Before we can dive into how and why PAMM Accounts are advantageous to all involved, it is important to understand the fundamentals of how this system works. With that said, the day to day operation of such accounts involves three participants: the investor (or individual client), the trader (also known as Money Manager or PAMM Manager), and the actual brokerage firm that facilitates the trades (in this case LegacyFX.
What is a PAMM Account?
PAMM stands for Percentage Allocation Management Module. The managers who control PAMM accounts are experienced traders who have a long-standing track record in the online trading arena.
Similar to traditional mutual funds, an investor’s money in a PAMM Account will be merged together with other investors. This conglomeration of funds enables a money manager to buy and sell an extensive volume of assets, which increases the profitability of the account overall. However, one must note that the key difference between traditional mutual funds and PAMM Accounts is that the former typically involves a long-term buy and hold strategy.
Ultimately, investors are entitled to their share of the proceeds following any payment of fees for services endured.

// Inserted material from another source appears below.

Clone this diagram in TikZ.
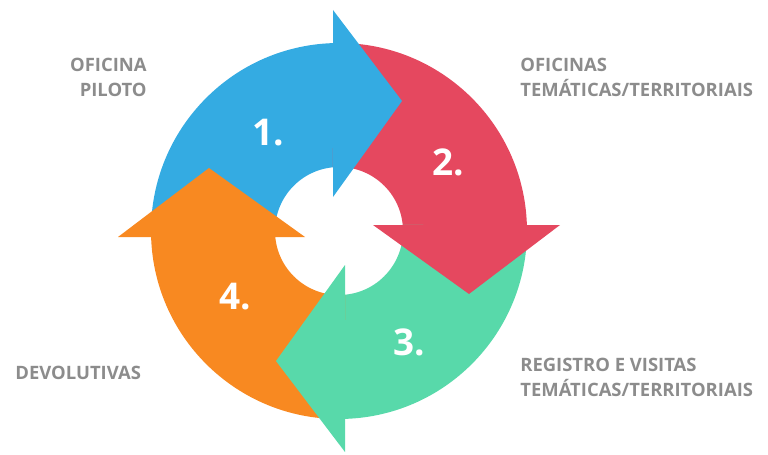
\documentclass[tikz,border=0pt]{standalone}
\usepackage{fontspec}
\setmainfont{Open Sans}
\usepackage{xcolor}
\usepackage{tikz}
\usetikzlibrary{positioning, calc}

\definecolor{cycblue}{RGB}{52,171,226}
\definecolor{cycred}{RGB}{229,72,95}
\definecolor{cycgreen}{RGB}{88,217,170}
\definecolor{cycorange}{RGB}{248,137,33}
\definecolor{lblgray}{RGB}{140,140,140}

\begin{document}
\begin{tikzpicture}[
    x=0.02cm, y=0.02cm,
    num/.style={text=white, font=\fontsize{21}{24}\selectfont\bfseries, inner sep=0pt},
    lbl/.style={text=lblgray, font=\fontsize{10.5}{14.2}\selectfont\bfseries, inner sep=0pt}
]
\useasboundingbox (0,0) rectangle (768,454);

\begin{scope}[shift={(339,223)}]
% ring segments
\fill[cycblue] (185.4:64) -- (181.8:188) arc (181.8:91.8:188) -- (95.4:64) arc (95.4:185.4:64) -- cycle;
\fill[cycred] (95.4:64) -- (91.8:188) arc (91.8:1.8:188) -- (5.4:64) arc (5.4:95.4:64) -- cycle;
\fill[cycgreen] (5.4:64) -- (1.8:188) arc (1.8:-88.2:188) -- (-84.6:64) arc (-84.6:5.4:64) -- cycle;
\fill[cycorange] (-84.6:64) -- (-88.2:188) arc (-88.2:-178.2:188) -- (-174.6:64) arc (-174.6:-84.6:64) -- cycle;
% heads
\fill[cycblue] (-6,34) -- (-6,221) -- (63,130) -- cycle;
\fill[cycred] (34,6) -- (221,6) -- (130,-63) -- cycle;
\fill[cycgreen] (6,-34) -- (6,-221) -- (-63,-130) -- cycle;
\fill[cycorange] (-34,-6) -- (-221,-6) -- (-130,63) -- cycle;
\end{scope}

\node[num] (n1) at (268,321) {1.};
\node[num] (n2) at (448,292) {2.};
\node[num] (n3) at (409,112) {3.};
\node[num] (n4) at (235,157) {4.};

\node[lbl, anchor=east, align=right] (piloto) at (147,377) {OFICINA\\PILOTO};
\node[lbl, anchor=west, align=left] (oficinas) at (520,377) {OFICINAS\\TEMÁTICAS/TERRITORIAIS};
\node[lbl, anchor=west] (devol) at (15,81) {DEVOLUTIVAS};
\node[lbl, anchor=west, align=left] (registro) at (520,77) {REGISTRO E VISITAS\\TEMÁTICAS/TERRITORIAIS};

\end{tikzpicture}
\end{document}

The investor is an individual who deposits funds into the PAMM account for the purpose of garnering a profit passively.
Investors allocate their funds to an experienced trader, known as a Money Manager or PAMM Manager. Said trader is tasked with buying and selling financial instruments with the goal of garnering long-term profits for everyone involved, based on the funds deposited by multiple investors into the accounts that they control.
The Brokerage Firm
Online brokerage firms, like LegacyFX, provide money managers with PAMM trading services. This boils down to the actual trading platform and tools needed to perform the buy and sell options on forex, commodity, index, and stock trades.
So How are PAMM Accounts Beneficial?
PAMM accounts useful to those who have either little to no experience in trading or those who simply do not have the time to trade. This is because the money manager who controls the PAMM account, buys and sells assets on the investor’s behalf, allowing the investor to “actively trade” without lifting a finger.

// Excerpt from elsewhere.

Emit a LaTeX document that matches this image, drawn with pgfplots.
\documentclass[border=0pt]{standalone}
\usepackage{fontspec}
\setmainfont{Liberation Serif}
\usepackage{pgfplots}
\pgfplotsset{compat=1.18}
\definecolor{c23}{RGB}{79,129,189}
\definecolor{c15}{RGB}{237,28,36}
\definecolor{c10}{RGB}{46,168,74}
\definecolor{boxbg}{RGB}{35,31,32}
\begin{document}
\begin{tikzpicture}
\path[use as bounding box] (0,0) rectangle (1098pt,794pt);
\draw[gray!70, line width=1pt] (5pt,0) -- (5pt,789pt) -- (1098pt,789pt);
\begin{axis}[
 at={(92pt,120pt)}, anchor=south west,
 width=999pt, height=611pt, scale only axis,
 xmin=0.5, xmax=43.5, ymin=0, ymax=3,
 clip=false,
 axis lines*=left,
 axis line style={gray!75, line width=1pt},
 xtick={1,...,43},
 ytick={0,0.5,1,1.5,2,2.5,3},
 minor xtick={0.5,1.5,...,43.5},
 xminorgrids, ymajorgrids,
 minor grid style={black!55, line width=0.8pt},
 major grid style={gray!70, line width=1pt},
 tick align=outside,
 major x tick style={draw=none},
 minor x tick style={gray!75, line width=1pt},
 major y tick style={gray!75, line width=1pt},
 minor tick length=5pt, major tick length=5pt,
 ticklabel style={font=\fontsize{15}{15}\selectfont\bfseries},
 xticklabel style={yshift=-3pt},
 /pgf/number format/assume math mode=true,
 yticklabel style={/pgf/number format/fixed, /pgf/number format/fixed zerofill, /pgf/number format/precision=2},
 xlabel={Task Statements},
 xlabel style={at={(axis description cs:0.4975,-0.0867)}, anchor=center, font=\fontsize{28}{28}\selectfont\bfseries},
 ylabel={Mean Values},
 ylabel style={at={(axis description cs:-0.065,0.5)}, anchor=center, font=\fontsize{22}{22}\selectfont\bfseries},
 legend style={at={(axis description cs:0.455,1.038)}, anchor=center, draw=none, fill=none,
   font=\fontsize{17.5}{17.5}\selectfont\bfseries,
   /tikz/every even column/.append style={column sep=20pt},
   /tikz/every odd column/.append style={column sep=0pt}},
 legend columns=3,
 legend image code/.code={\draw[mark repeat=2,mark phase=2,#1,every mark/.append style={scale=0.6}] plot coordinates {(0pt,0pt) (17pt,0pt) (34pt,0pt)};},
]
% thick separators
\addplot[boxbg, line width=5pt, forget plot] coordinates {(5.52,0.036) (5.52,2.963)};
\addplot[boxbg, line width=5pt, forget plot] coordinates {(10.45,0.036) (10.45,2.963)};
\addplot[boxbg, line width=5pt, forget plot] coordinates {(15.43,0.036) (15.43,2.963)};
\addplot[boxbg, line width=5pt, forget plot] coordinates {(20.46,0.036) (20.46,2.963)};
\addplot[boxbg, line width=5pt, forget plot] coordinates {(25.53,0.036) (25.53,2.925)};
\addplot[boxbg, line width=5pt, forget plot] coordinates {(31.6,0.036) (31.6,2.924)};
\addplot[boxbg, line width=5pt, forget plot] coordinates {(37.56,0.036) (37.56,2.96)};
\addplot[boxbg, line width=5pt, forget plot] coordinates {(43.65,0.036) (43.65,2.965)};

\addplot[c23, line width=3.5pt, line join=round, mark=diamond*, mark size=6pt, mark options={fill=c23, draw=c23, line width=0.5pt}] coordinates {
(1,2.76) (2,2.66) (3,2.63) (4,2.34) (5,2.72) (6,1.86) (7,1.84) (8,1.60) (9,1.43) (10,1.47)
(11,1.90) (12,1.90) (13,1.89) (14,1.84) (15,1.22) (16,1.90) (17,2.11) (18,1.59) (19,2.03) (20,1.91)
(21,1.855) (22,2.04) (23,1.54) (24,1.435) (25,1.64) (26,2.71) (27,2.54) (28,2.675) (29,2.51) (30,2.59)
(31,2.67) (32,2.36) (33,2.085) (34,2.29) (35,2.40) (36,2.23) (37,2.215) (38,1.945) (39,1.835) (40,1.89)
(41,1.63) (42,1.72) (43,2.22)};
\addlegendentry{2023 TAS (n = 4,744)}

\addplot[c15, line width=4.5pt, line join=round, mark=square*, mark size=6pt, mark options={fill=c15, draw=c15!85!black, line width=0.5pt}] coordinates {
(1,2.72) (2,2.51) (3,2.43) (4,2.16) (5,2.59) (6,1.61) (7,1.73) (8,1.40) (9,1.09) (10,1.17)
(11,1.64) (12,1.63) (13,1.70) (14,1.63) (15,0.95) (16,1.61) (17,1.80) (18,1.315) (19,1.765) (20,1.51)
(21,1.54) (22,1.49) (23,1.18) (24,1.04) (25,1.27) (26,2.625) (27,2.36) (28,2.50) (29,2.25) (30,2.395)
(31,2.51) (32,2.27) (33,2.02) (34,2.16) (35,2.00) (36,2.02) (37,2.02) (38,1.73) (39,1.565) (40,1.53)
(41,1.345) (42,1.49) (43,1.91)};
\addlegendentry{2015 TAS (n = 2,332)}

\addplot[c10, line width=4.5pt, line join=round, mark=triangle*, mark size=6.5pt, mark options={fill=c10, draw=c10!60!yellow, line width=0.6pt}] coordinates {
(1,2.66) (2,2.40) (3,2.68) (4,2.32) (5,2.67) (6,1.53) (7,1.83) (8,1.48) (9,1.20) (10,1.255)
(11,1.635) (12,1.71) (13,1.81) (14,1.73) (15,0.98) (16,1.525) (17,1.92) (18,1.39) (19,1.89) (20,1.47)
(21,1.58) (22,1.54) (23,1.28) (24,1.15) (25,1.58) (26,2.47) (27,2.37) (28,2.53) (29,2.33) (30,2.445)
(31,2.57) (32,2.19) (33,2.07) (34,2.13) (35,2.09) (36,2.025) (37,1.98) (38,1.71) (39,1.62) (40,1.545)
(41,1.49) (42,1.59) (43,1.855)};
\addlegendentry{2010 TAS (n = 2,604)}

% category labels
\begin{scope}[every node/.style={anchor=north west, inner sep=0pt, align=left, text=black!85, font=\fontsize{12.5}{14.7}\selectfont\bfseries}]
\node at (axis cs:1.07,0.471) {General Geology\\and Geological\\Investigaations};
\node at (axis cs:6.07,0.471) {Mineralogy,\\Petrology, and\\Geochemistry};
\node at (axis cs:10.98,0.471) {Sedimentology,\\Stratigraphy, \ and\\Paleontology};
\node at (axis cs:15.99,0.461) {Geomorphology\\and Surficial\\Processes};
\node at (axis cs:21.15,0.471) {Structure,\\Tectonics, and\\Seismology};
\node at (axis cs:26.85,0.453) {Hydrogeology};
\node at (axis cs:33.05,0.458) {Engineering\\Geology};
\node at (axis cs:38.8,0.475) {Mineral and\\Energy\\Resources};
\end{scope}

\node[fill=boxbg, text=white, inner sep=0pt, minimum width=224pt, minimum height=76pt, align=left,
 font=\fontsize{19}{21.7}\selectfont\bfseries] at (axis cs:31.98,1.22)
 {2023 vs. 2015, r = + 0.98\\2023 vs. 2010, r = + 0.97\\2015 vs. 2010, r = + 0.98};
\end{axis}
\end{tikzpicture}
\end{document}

Additionally, these accounts allow for greater transparency as many managers publish their results and ratings openly which investors can independently verify. This gives individual investors the ability to effectively choose which managers they wish to partner with based on their performance and conditions, allowing for greater personalization of their investments.

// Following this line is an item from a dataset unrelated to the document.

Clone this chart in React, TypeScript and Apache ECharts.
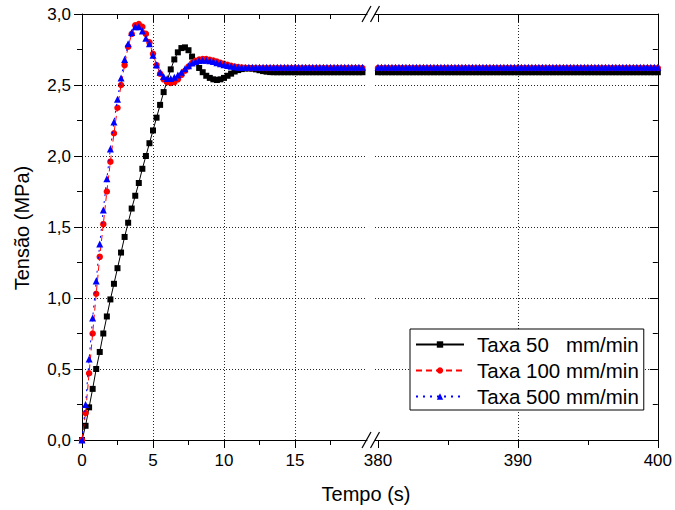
import React, { useEffect, useRef } from "react";
import * as echarts from "echarts";

// ---- data (time sampled every 0.25 s) ----
const T_STEP = 0.25;
const LEFT_START = 0;
const RIGHT_START = 380;

const black50Left = [
  0, 0.10, 0.23, 0.36, 0.50, 0.62, 0.75, 0.87, 0.99, 1.10,
  1.21, 1.32, 1.43, 1.53, 1.63, 1.72, 1.81, 1.91, 2.00, 2.09,
  2.18, 2.27, 2.36, 2.45, 2.53, 2.61, 2.68, 2.73, 2.76, 2.765,
  2.745, 2.70, 2.66, 2.62, 2.59, 2.565, 2.55, 2.54, 2.535, 2.54,
  2.55, 2.565, 2.58, 2.595, 2.605, 2.612, 2.616, 2.617, 2.615, 2.61,
  2.604, 2.598, 2.594, 2.591, 2.59, 2.59, 2.59, 2.59, 2.59, 2.59,
  2.59, 2.59, 2.59, 2.59, 2.59, 2.59, 2.59, 2.59, 2.59, 2.59,
  2.59, 2.59, 2.59, 2.59, 2.59, 2.59, 2.59, 2.59, 2.59, 2.59,
];
const red100Left = [
  0, 0.19, 0.47, 0.75, 1.03, 1.29, 1.52, 1.75, 1.96, 2.16,
  2.34, 2.50, 2.64, 2.77, 2.86, 2.92, 2.93, 2.91, 2.86, 2.80,
  2.72, 2.64, 2.58, 2.54, 2.52, 2.515, 2.52, 2.54, 2.57, 2.60,
  2.63, 2.655, 2.67, 2.68, 2.683, 2.682, 2.678, 2.672, 2.665, 2.657,
  2.65, 2.642, 2.635, 2.63, 2.626, 2.623, 2.621, 2.62, 2.62, 2.62,
  2.62, 2.62, 2.62, 2.62, 2.62, 2.62, 2.62, 2.62, 2.62, 2.62,
  2.62, 2.62, 2.62, 2.62, 2.62, 2.62, 2.62, 2.62, 2.62, 2.62,
  2.62, 2.62, 2.62, 2.62, 2.62, 2.62, 2.62, 2.62, 2.62, 2.62,
];
const blue500Left = [
  0, 0.25, 0.57, 0.86, 1.12, 1.38, 1.62, 1.84, 2.05, 2.24,
  2.40, 2.55, 2.68, 2.79, 2.87, 2.91, 2.91, 2.88, 2.83, 2.79,
  2.71, 2.64, 2.59, 2.56, 2.545, 2.545, 2.555, 2.57, 2.59, 2.615,
  2.635, 2.655, 2.665, 2.672, 2.675, 2.675, 2.67, 2.665, 2.657, 2.65,
  2.643, 2.637, 2.632, 2.628, 2.625, 2.624, 2.624, 2.625, 2.625, 2.625,
  2.625, 2.625, 2.625, 2.625, 2.625, 2.625, 2.625, 2.625, 2.625, 2.625,
  2.625, 2.625, 2.625, 2.625, 2.625, 2.625, 2.625, 2.625, 2.625, 2.625,
  2.625, 2.625, 2.625, 2.625, 2.625, 2.625, 2.625, 2.625, 2.625, 2.625,
];
const black50Right = [
  2.59, 2.59, 2.59, 2.59, 2.59, 2.59, 2.59, 2.59, 2.59, 2.59,
  2.59, 2.59, 2.59, 2.59, 2.59, 2.59, 2.59, 2.59, 2.59, 2.59,
  2.59, 2.59, 2.59, 2.59, 2.59, 2.59, 2.59, 2.59, 2.59, 2.59,
  2.59, 2.59, 2.59, 2.59, 2.59, 2.59, 2.59, 2.59, 2.59, 2.59,
  2.59, 2.59, 2.59, 2.59, 2.59, 2.59, 2.59, 2.59, 2.59, 2.59,
  2.59, 2.59, 2.59, 2.59, 2.59, 2.59, 2.59, 2.59, 2.59, 2.59,
  2.59, 2.59, 2.59, 2.59, 2.59, 2.59, 2.59, 2.59, 2.59, 2.59,
  2.59, 2.59, 2.59, 2.59, 2.59, 2.59, 2.59, 2.59, 2.59, 2.59, 2.59,
];
const red100Right = [
  2.62, 2.62, 2.62, 2.62, 2.62, 2.62, 2.62, 2.62, 2.62, 2.62,
  2.62, 2.62, 2.62, 2.62, 2.62, 2.62, 2.62, 2.62, 2.62, 2.62,
  2.62, 2.62, 2.62, 2.62, 2.62, 2.62, 2.62, 2.62, 2.62, 2.62,
  2.62, 2.62, 2.62, 2.62, 2.62, 2.62, 2.62, 2.62, 2.62, 2.62,
  2.62, 2.62, 2.62, 2.62, 2.62, 2.62, 2.62, 2.62, 2.62, 2.62,
  2.62, 2.62, 2.62, 2.62, 2.62, 2.62, 2.62, 2.62, 2.62, 2.62,
  2.62, 2.62, 2.62, 2.62, 2.62, 2.62, 2.62, 2.62, 2.62, 2.62,
  2.62, 2.62, 2.62, 2.62, 2.62, 2.62, 2.62, 2.62, 2.62, 2.62, 2.62,
];
const blue500Right = [
  2.625, 2.625, 2.625, 2.625, 2.625, 2.625, 2.625, 2.625, 2.625, 2.625,
  2.625, 2.625, 2.625, 2.625, 2.625, 2.625, 2.625, 2.625, 2.625, 2.625,
  2.625, 2.625, 2.625, 2.625, 2.625, 2.625, 2.625, 2.625, 2.625, 2.625,
  2.625, 2.625, 2.625, 2.625, 2.625, 2.625, 2.625, 2.625, 2.625, 2.625,
  2.625, 2.625, 2.625, 2.625, 2.625, 2.625, 2.625, 2.625, 2.625, 2.625,
  2.625, 2.625, 2.625, 2.625, 2.625, 2.625, 2.625, 2.625, 2.625, 2.625,
  2.625, 2.625, 2.625, 2.625, 2.625, 2.625, 2.625, 2.625, 2.625, 2.625,
  2.625, 2.625, 2.625, 2.625, 2.625, 2.625, 2.625, 2.625, 2.625, 2.625, 2.625,
];

const seriesNames = ["Taxa 50\u00A0\u00A0\u00A0mm/min", "Taxa 100 mm/min", "Taxa 500 mm/min"];
const leftTickLabels = [0, 5, 10, 15];
const leftMinorTicks = [2.5, 7.5, 12.5, 17.5];
const leftGridX = [5, 10, 15];
const rightTickLabels = [380, 390, 400];
const rightMinorTicks = [385, 395];
const rightGridX = [390];
const yGridValues = [0.5, 1.0, 1.5, 2.0, 2.5];
const xTitle = "Tempo (s)";
const yTitle = "Tensão (MPa)";

const FONT = "'Liberation Sans', Arial, sans-serif";

function pairs(start: number, vals: number[]) {
  return vals.map((v, i) => [start + i * T_STEP, v]);
}

export default function App() {
  const ref = useRef<HTMLDivElement>(null);
  useEffect(() => {
    if (!ref.current) return;
    const chart = echarts.init(ref.current, null, { renderer: "svg" });

    const gridTop = 14;
    const gridH = 426;
    const lx0 = 82, lx1 = 367, rx0 = 375, rx1 = 660;
    const pxPerSec = 14.2;
    const leftMax = (lx1 - lx0) / pxPerSec;
    const rightMin = 400 - (rx1 - rx0) / 14.1;

    const labelStyle = { color: "#000", fontSize: 17, fontFamily: FONT };
    const axisLine = { show: true, onZero: false, lineStyle: { color: "#000", width: 1 } };
    const dotted = { color: "#000", type: [1, 2], width: 1, opacity: 0.85 };

    const mkX = (grid: number, pos: string, min: number, max: number, extra: any) => ({
      type: "value",
      gridIndex: grid,
      position: pos,
      min,
      max,
      axisLine: { show: false },
      axisTick: { show: false },
      axisLabel: { show: false },
      splitLine: { show: false },
      ...extra,
    });

    const xAxes = [
      mkX(0, "bottom", 0, leftMax, {
        axisLine,
        axisTick: { show: true, customValues: leftTickLabels, length: 8, lineStyle: { color: "#000" } },
        axisLabel: { show: true, customValues: leftTickLabels, margin: 12, ...labelStyle },
      }),
      mkX(0, "bottom", 0, leftMax, {
        axisTick: { show: true, customValues: leftMinorTicks, length: 5, lineStyle: { color: "#000" } },
      }),
      mkX(0, "top", 0, leftMax, {
        axisLine,
        axisTick: { show: true, inside: true, customValues: leftTickLabels, length: 8, lineStyle: { color: "#000" } },
      }),
      mkX(0, "top", 0, leftMax, {
        axisTick: { show: true, inside: true, customValues: leftMinorTicks, length: 5, lineStyle: { color: "#000" } },
      }),
      mkX(1, "bottom", rightMin, 400, {
        axisLine,
        axisTick: { show: true, customValues: rightTickLabels, length: 8, lineStyle: { color: "#000" } },
        axisLabel: { show: true, customValues: rightTickLabels, margin: 12, ...labelStyle },
      }),
      mkX(1, "bottom", rightMin, 400, {
        axisTick: { show: true, customValues: rightMinorTicks, length: 5, lineStyle: { color: "#000" } },
      }),
      mkX(1, "top", rightMin, 400, {
        axisLine,
        axisTick: { show: true, inside: true, customValues: [380, 390], length: 8, lineStyle: { color: "#000" } },
      }),
      mkX(1, "top", rightMin, 400, {
        axisTick: { show: true, inside: true, customValues: rightMinorTicks, length: 5, lineStyle: { color: "#000" } },
      }),
    ];

    const yAxes = [
      {
        type: "value", gridIndex: 0, position: "left", min: 0, max: 3, interval: 0.5,
        axisLine,
        axisTick: { show: true, length: 8, lineStyle: { color: "#000" } },
        minorTick: { show: true, splitNumber: 2, length: 5, lineStyle: { color: "#000" } },
        axisLabel: {
          show: true, margin: 11, ...labelStyle,
          formatter: (v: number) => v.toFixed(1).replace(".", ","),
        },
        splitLine: { show: false },
      },
      {
        type: "value", gridIndex: 1, position: "left", min: 0, max: 3, interval: 0.5,
        axisLine: { show: false }, axisTick: { show: false }, axisLabel: { show: false },
        splitLine: { show: false },
      },
      {
        type: "value", gridIndex: 1, position: "right", min: 0, max: 3, interval: 0.5,
        axisLine,
        axisTick: { show: true, inside: true, length: 8, lineStyle: { color: "#000" } },
        minorTick: { show: true, splitNumber: 2, length: 5, lineStyle: { color: "#000" } },
        axisLabel: { show: false },
        splitLine: { show: false },
      },
    ];

    const styles = [
      { color: "#000000", symbol: "rect", size: 6, line: "solid" as any },
      { color: "#ff0000", symbol: "circle", size: 6.5, line: [6, 4] as any },
      { color: "#0000ff", symbol: "triangle", size: 7, line: [2, 5] as any },
    ];
    const leftData = [black50Left, red100Left, blue500Left];
    const rightData = [black50Right, red100Right, blue500Right];

    const series: any[] = [];
    // grid lines drawn as mark lines of empty helper series (behind the data)
    [0, 1].forEach((g) => {
      const xs = g === 0 ? leftGridX : rightGridX;
      series.push({
        type: "line",
        name: "grid" + g,
        xAxisIndex: g === 0 ? 0 : 4,
        yAxisIndex: g === 0 ? 0 : 1,
        data: [],
        z: 1,
        silent: true,
        markLine: {
          silent: true,
          symbol: ["none", "none"],
          label: { show: false },
          lineStyle: dotted,
          emphasis: { disabled: true },
          animation: false,
          data: [
            ...xs.map((v) => ({ xAxis: v })),
            ...yGridValues.map((v) => ({ yAxis: v })),
          ],
        },
      });
    });
    [0, 1].forEach((g) => {
      styles.forEach((s, i) => {
        series.push({
          type: "line",
          name: seriesNames[i],
          xAxisIndex: g === 0 ? 0 : 4,
          yAxisIndex: g === 0 ? 0 : 1,
          data: g === 0 ? pairs(LEFT_START, leftData[i]) : pairs(RIGHT_START, rightData[i]),
          symbol: s.symbol,
          symbolSize: s.size,
          showAllSymbol: true,
          showSymbol: true,
          clip: false,
          itemStyle: { color: s.color },
          lineStyle: { color: s.color, width: 1, type: s.line },
          z: 3 + i,
        });
      });
    });

    const slash = (cx: number, cy: number) => ({
      type: "line",
      shape: { x1: cx - 4.5, y1: cy + 8, x2: cx + 4.5, y2: cy - 8 },
      style: { stroke: "#000", lineWidth: 1.2 },
      z: 10,
    });

    chart.setOption({
      animation: false,
      backgroundColor: "#fff",
      grid: [
        { left: lx0, top: gridTop, width: lx1 - lx0, height: gridH },
        { left: rx0, top: gridTop, width: rx1 - rx0, height: gridH },
      ],
      xAxis: xAxes,
      yAxis: yAxes,
      legend: {
        data: seriesNames,
        orient: "vertical",
        left: 410,
        top: 329,
        itemWidth: 48,
        itemHeight: 8,
        itemGap: 5,
        padding: [5, 5, 3, 5],
        borderColor: "#000",
        borderWidth: 1,
        borderRadius: 0,
        backgroundColor: "#fff",
        selectedMode: false,
        textStyle: { color: "#000", fontSize: 20.5, fontFamily: FONT, padding: [0, 0, 0, 8] },
        z: 20,
      },
      graphic: [
        slash(366.5, 14), slash(375, 14), slash(366.5, 440), slash(375, 440),
        {
          type: "text", x: 366, y: 494,
          style: { text: xTitle, fill: "#000", fontSize: 20, fontFamily: FONT, textAlign: "center", textVerticalAlign: "middle" },
        },
        {
          type: "text", x: 22, y: 228, rotation: Math.PI / 2,
          style: { text: yTitle, fill: "#000", fontSize: 20, fontFamily: FONT, textAlign: "center", textVerticalAlign: "middle" },
        },
      ],
      series,
    });
    return () => chart.dispose();
  }, []);
  return <div ref={ref} style={{ width: 675, height: 510, position: "absolute", left: 0, top: 0 }} />;
}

Finally, reputable brokerage firms will require that all parties involved sign some sort of contract or agreements. Such agreements seek to protect the investor’s capital with the manager, by limiting the types of actions the manager can take with the funds deposited into the PAMM accounts. Additionally, such agreements are phrased in a way to specifically define what the brokerage firm is offering in terms of their PAMM account system and services. Most importantly, such agreements usually stipulate that each investor takes full responsibility for any losses incurred.